Based on the above, it looks like something isn’t picking up the changes
to the registry when the inf file runs. Or something is screwed up with
the existence of the sys file in the sys32/drivers directory (more on
that in a second).

Trying to reproduce this, I’ve been abusing the msi end of things all
morning by building a version of the service that waits far too long to
stop (10 minutes), a version that goes into a forever and ever (for
(;;):wink: when you try to stop it, killing the service and msiexec at
inopportune moments, and I can’t get a machine into a similarly
screwed-up state. The service sometimes does take up to a minute to
stop, which has caused confusion in the msi stuff before, but never to
this degree. None of these have gotten the problem to appear on a
system I can actually debug and poke at will.

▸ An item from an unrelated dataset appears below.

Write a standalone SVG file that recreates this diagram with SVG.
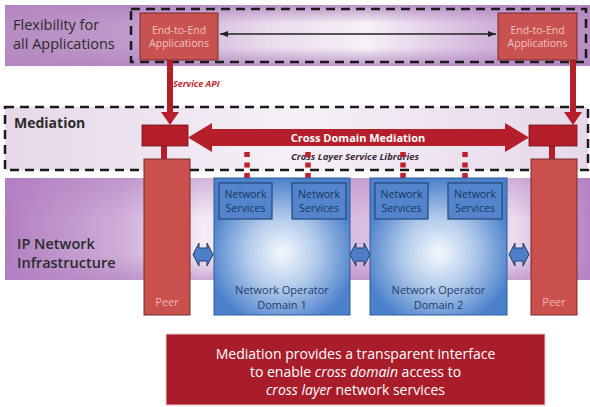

The closest I’ve come to reproducing the scenario we’re seeing at the
customer site is by renaming the driver binary, rebooting, and naming it
back to the correct name. This duplicates the “registry correct, file
exists, driver load fails with 0x80070002” aspect of the problem, but an
uninstall/reinstall still fixes it.

Any ideas?

Thanks,

~Eric

Incidentally, can I submit a bug that 0x80070002 is not a particularly
useful or specific error code? Try “fltmc load sarosh” for instance.
Or try removing the binary for an actual driver. It would be nice if
the error code actually helped me figure out where info wasn’t making it
through.